Los CPDs son instalaciones que consumen una enorme cantidad de energía. A nivel global, la energía necesaria para abastecer sus nodos de computación e instalaciones se estimó en unos 205 Twh en 2018. Para contextualizar, este valor supone aproximadamente el 1 % del consumo mundial de electricidad ( 22.848 Twh en 2019 según la IEA), el equivalente a la demanda total de un país de tamaño medio como España (249 Twh en 2019).
The Carbon Trust, una organización independiente, ha publicado recientemente un informe en el que cuantificaba en 55 gramos de CO₂ el impacto de una hora de video en streaming (por ejemplo Netflix, Filmin o Youtube).
Y es que la mayoría de los usuarios no son conscientes de la cantidad de energía que requiere el funcionamiento de todos los servicios y aplicaciones digitales que forman ya una parte indispensable de nuestro día a día.
La mayoría de estos servicios funcionan en el cloud –la nube–, una entidad abstracta y difusa para muchos, pero con un consumo energético bien real y enorme.
No solo generamos huella de carbono cuando vemos vídeos en streaming. Pongamos otro ejemplo. Cuando usamos Google Maps en nuestro smartphone para llegar a un sitio determinado, para encontrar un restaurante o cualquier otro punto de interés, en realidad estamos haciendo dos cosas. En primer lugar, orientarnos. Es evidente. En segundo lugar, estamos compartiendo con Google nuestra ubicación.
Google Maps incorpora una aplicación denominada Traffic, que nos permite saber en tiempo real el estado del tráfico de las carreteras y calles. Para obtener esta información, Google recopila continuamente la ubicación de todos los dispositivos que en ese instante tienen instalado Google Maps.

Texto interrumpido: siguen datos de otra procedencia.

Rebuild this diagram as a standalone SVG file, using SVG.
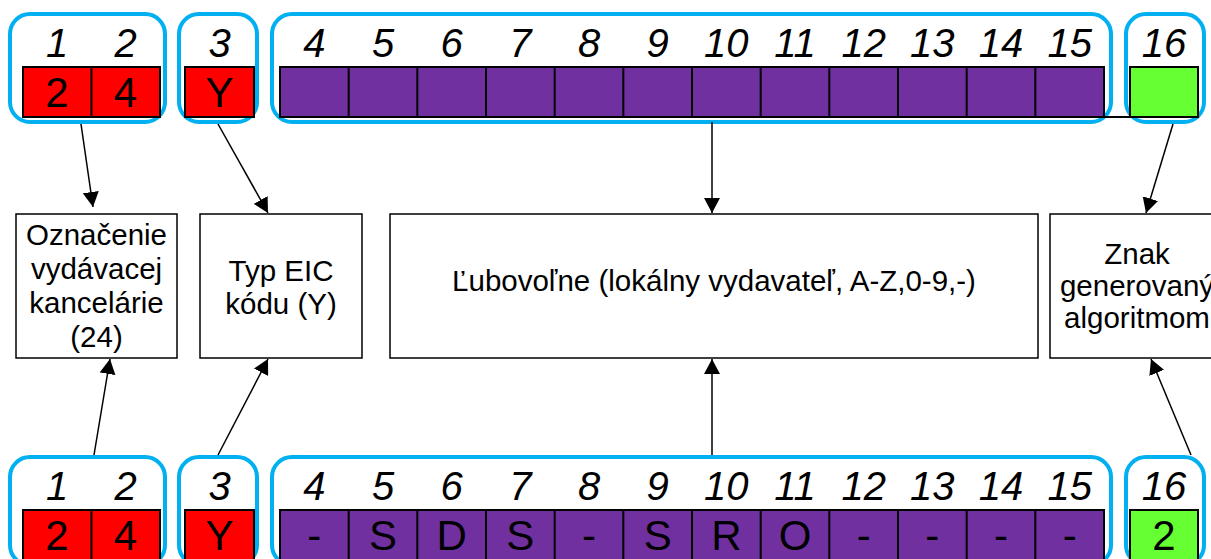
<svg xmlns="http://www.w3.org/2000/svg" width="1211" height="559" viewBox="0 0 1211 559">
<style>
.grp{fill:none;stroke:#00B0F0;stroke-width:4}
.cell{stroke:#000;stroke-width:2}
.red{fill:#FF0000}
.pur{fill:#7030A0}
.grn{fill:#66FF33}
.num{font-family:"Liberation Sans",Arial,sans-serif;font-style:italic;font-size:40px;text-anchor:middle;fill:#000}
.ch{font-family:"Liberation Sans",Arial,sans-serif;font-size:42px;text-anchor:middle;fill:#000}
.box{fill:#fff;stroke:#000;stroke-width:1.5}
.lbl{font-family:"Liberation Sans",Arial,sans-serif;font-size:29.5px;text-anchor:middle;fill:#000}
.con{stroke:#000;stroke-width:1.5;fill:none;marker-end:url(#ah)}
.div{stroke:#000;stroke-width:2}
</style>
<defs>
<marker id="ah" viewBox="0 0 15 16" refX="15" refY="8" markerWidth="15" markerHeight="16" orient="auto" markerUnits="userSpaceOnUse">
<path d="M0,0 L15,8 L0,16 z" fill="#000"/>
</marker>
</defs>
<rect width="1211" height="559" fill="#fff"/>

<!-- Top row -->
<g id="top-12">
<rect class="grp" x="10" y="14" width="155" height="108" rx="20"/>
<text class="num" x="57" y="57">1</text>
<text class="num" x="125.5" y="57">2</text>
<rect class="cell red" x="23" y="67" width="137" height="50"/>
<line class="div" x1="91.5" y1="67" x2="91.5" y2="117"/>
<text class="ch" x="57" y="107">2</text>
<text class="ch" x="125.5" y="107">4</text>
</g>
<g id="top-3">
<rect class="grp" x="179" y="14" width="78" height="108" rx="20"/>
<text class="num" x="219.5" y="57">3</text>
<rect class="cell red" x="185" y="67" width="69" height="50"/>
<text class="ch" x="219.5" y="107">Y</text>
</g>
<g id="top-4-15">
<rect class="grp" x="272" y="14" width="839" height="108" rx="20"/>
<text class="num" x="314.3" y="57">4</text>
<text class="num" x="383" y="57">5</text>
<text class="num" x="451.7" y="57">6</text>
<text class="num" x="520.3" y="57">7</text>
<text class="num" x="589" y="57">8</text>
<text class="num" x="657.7" y="57">9</text>
<text class="num" x="726.3" y="57">10</text>
<text class="num" x="795" y="57">11</text>
<text class="num" x="863.7" y="57">12</text>
<text class="num" x="932.3" y="57">13</text>
<text class="num" x="1001" y="57">14</text>
<text class="num" x="1069.7" y="57">15</text>
<rect class="cell pur" x="280" y="67" width="824" height="50"/>
<path class="div" d="M348.67,67V117M417.33,67V117M486,67V117M554.67,67V117M623.33,67V117M692,67V117M760.67,67V117M829.33,67V117M898,67V117M966.67,67V117M1035.33,67V117"/>
<line class="div" x1="1104" y1="117" x2="1130" y2="117"/>
</g>
<g id="top-16">
<rect class="grp" x="1126" y="14" width="78" height="108" rx="20"/>
<text class="num" x="1164" y="57">16</text>
<rect class="cell grn" x="1130" y="67" width="68" height="50"/>
</g>

<!-- Middle boxes -->
<g id="box-office">
<rect class="box" x="16" y="214" width="161" height="144"/>
<text class="lbl" x="96.5" y="245">Označenie</text>
<text class="lbl" x="96.5" y="279">vydávacej</text>
<text class="lbl" x="96.5" y="313">kancelárie</text>
<text class="lbl" x="96.5" y="347">(24)</text>
</g>
<g id="box-type">
<rect class="box" x="200" y="214" width="162" height="144"/>
<text class="lbl" x="281" y="281">Typ EIC</text>
<text class="lbl" x="281" y="314">kódu (Y)</text>
</g>
<g id="box-any">
<rect class="box" x="390" y="214" width="648" height="144"/>
<text class="lbl" x="714" y="291">Ľubovoľne (lokálny vydavateľ, A-Z,0-9,-)</text>
</g>
<g id="box-check">
<rect class="box" x="1050" y="214" width="174" height="144"/>
<text class="lbl" x="1137" y="264">Znak</text>
<text class="lbl" x="1137" y="296">generovaný</text>
<text class="lbl" x="1137" y="328">algoritmom</text>
</g>

<!-- Bottom row -->
<g id="bot-12">
<rect class="grp" x="10" y="457" width="155" height="108" rx="20"/>
<text class="num" x="57" y="500">1</text>
<text class="num" x="125.5" y="500">2</text>
<rect class="cell red" x="23" y="510" width="137" height="50"/>
<line class="div" x1="91.5" y1="510" x2="91.5" y2="560"/>
<text class="ch" x="57" y="550">2</text>
<text class="ch" x="125.5" y="550">4</text>
</g>
<g id="bot-3">
<rect class="grp" x="179" y="457" width="78" height="108" rx="20"/>
<text class="num" x="219.5" y="500">3</text>
<rect class="cell red" x="185" y="510" width="69" height="50"/>
<text class="ch" x="219.5" y="550">Y</text>
</g>
<g id="bot-4-15">
<rect class="grp" x="272" y="457" width="839" height="108" rx="20"/>
<text class="num" x="314.3" y="500">4</text>
<text class="num" x="383" y="500">5</text>
<text class="num" x="451.7" y="500">6</text>
<text class="num" x="520.3" y="500">7</text>
<text class="num" x="589" y="500">8</text>
<text class="num" x="657.7" y="500">9</text>
<text class="num" x="726.3" y="500">10</text>
<text class="num" x="795" y="500">11</text>
<text class="num" x="863.7" y="500">12</text>
<text class="num" x="932.3" y="500">13</text>
<text class="num" x="1001" y="500">14</text>
<text class="num" x="1069.7" y="500">15</text>
<rect class="cell pur" x="280" y="510" width="824" height="50"/>
<path class="div" d="M348.67,510V560M417.33,510V560M486,510V560M554.67,510V560M623.33,510V560M692,510V560M760.67,510V560M829.33,510V560M898,510V560M966.67,510V560M1035.33,510V560"/>
<text class="ch" x="314.3" y="550">-</text>
<text class="ch" x="383" y="550">S</text>
<text class="ch" x="451.7" y="550">D</text>
<text class="ch" x="520.3" y="550">S</text>
<text class="ch" x="589" y="550">-</text>
<text class="ch" x="657.7" y="550">S</text>
<text class="ch" x="726.3" y="550">R</text>
<text class="ch" x="795" y="550">O</text>
<text class="ch" x="863.7" y="550">-</text>
<text class="ch" x="932.3" y="550">-</text>
<text class="ch" x="1001" y="550">-</text>
<text class="ch" x="1069.7" y="550">-</text>
</g>
<g id="bot-16">
<rect class="grp" x="1126" y="457" width="78" height="108" rx="20"/>
<text class="num" x="1164" y="500">16</text>
<rect class="cell grn" x="1130" y="510" width="68" height="50"/>
<text class="ch" x="1164" y="550">2</text>
</g>

<!-- Connectors -->
<g id="connectors">
<line class="con" x1="81" y1="124" x2="93" y2="207"/>
<line class="con" x1="218" y1="124" x2="268" y2="213"/>
<line class="con" x1="712" y1="122" x2="712" y2="213"/>
<line class="con" x1="1173" y1="124" x2="1146" y2="213"/>
<line class="con" x1="94" y1="455" x2="110" y2="359"/>
<line class="con" x1="218" y1="455" x2="268" y2="359"/>
<line class="con" x1="712" y1="455" x2="712" y2="359"/>
<line class="con" x1="1191" y1="455" x2="1151" y2="359"/>
</g>
</svg>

De esta forma, puede conocer a qué velocidad se están moviendo los usuarios que están transitando por una determinada vía.
Es difícil imaginar la ingente cantidad de datos que hay que transferir, almacenar y la potencia de computación necesaria para realizar una acción como la que acabamos de describir a escala global. Detrás de esta hercúlea tarea está el cloud, una tecnología que nos podríamos imaginar como una enorme flota de coches de alquiler, donde cada empresa de servicios (desde Spotify hasta Wallapop) alquila los recursos que utiliza en cada momento.
Pero el cloud –la nube– no es una entidad etérea. El cloud se traduce en el plano material en los centros de datos; las instalaciones que alojan los dispositivos de procesado, almacenamiento y comunicación.
Existen multitud de centros de datos en diferentes lugares y de todas las escalas imaginables. En los últimos años han aparecido centros de datos de dimensiones descomunales (los llamados hyperscale data centers).
Estamos hablando de grandes naves –o quizás algo más parecido a macrogranjas– con kilómetros de pasillos que albergan decenas de miles de procesadores y unidades de almacenamiento.
Cada vez que hacemos clic dejamos huella
Los centros de datos son la columna vertebral del mundo digitalizado moderno. Más allá de las plataformas de ocio o del comercio electrónico, los servicios en la nube se han vuelto esenciales para otros sectores industriales como los sistemas de fabricación distribuida, la logística, las finanzas y muchos otros.
Toda nuestra actividad gira ya alrededor de los datos, infinidad de datos que deben ser procesados y almacenados en el cloud, es decir, por esos grandes centros repletos de procesadores y dispositivos de almacenamiento. Esta frenética actividad digital centrada en los datos no parece tener límite en un futuro próximo.
Hay que destacar que las empresas que dominan el mercado mundial del cloud –entre ellas Google, Amazon y Microsoft– afirman estar fuertemente comprometidas con la reducción de su impacto.
Los centros de datos modernos son mucho más sostenibles que las generaciones anteriores, en parte debido al uso de procesadores mucho más eficientes, pero también a la mejora en los sistemas de refrigeración y otros avances.
Además, estas empresas están haciendo fuertes inversiones en renovables, tanto para alimentar sus propios centros de datos como en inversiones puramente estratégicas. Por ejemplo, entre otras iniciativas, desde 2017 Google compra en el mercado de las renovables el equivalente al 100 % de su uso anual de electricidad, y para 2030 pretende funcionar con energía verde en su totalidad las 24 horas del día.